MFA can also be poorly implemented, allow multiple retries, give feedback for password correctness independently of changing token(directly or via timing) and many harm it's security.
I once saw a Telco company implement MFA for their VPN in a totally insecure fashion, all users had the same fixed password(From the top 100 most common list). And in order to get the changing part you didn't get a physical device nor SMS or use authentication app, the user calls a call center and requests a token. They didn't even attempt to authenticate the caller and read out a brand new short lived token, they would also remind you nicely what your fixed password was. Instead of 2 factors, they had 0 factor authentication.
Intercepting SMS messages is not very difficult. Imitating one time token without access to the cryptographicly secure generator is prohibitively hard. If the generator is software based extracting the key from the device may be easy or hard depending on the device (for instance full disk encryption is always a good idea). From a hardware device extracting the key is likely to be very difficult.

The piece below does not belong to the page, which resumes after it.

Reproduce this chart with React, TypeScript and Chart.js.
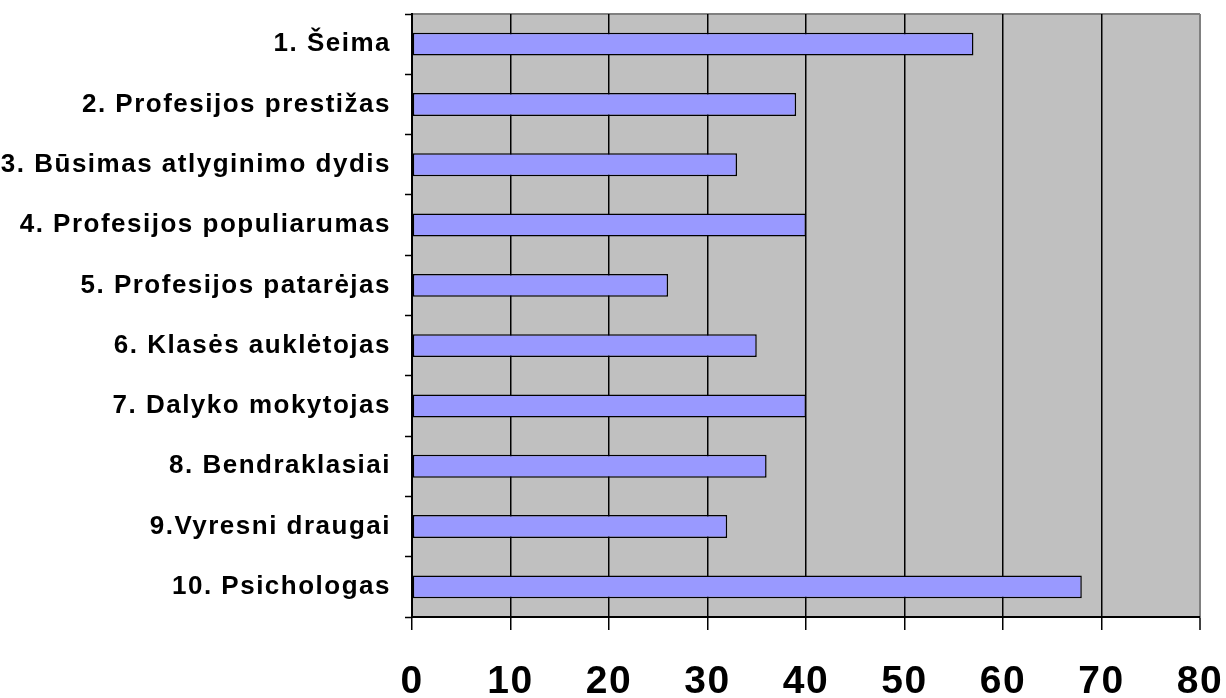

In some cases we can convince the legitimate user to just give us the credentials. Users are likely to give us the one time code, even if they are trying to login to a totally different fake site, many don't look at who the SMS is from or what it says exactly, User was expecting an SMS with a code, he got a code and types it in.
If we have an app installed on victims phone, intercepting SMS is even easier, just ask for permission to read SMS messages and authenticated as the user at will.
A phone is often used as a recovery device, so if we get hold of the phone or the ability to intercept SMS messages we can often take over an account even without the password.
So, yes, please user MFA, Prefer Google Authenticator or similar time based token generator over SMS. Don't assume MFA magically means your authentication or system are secure.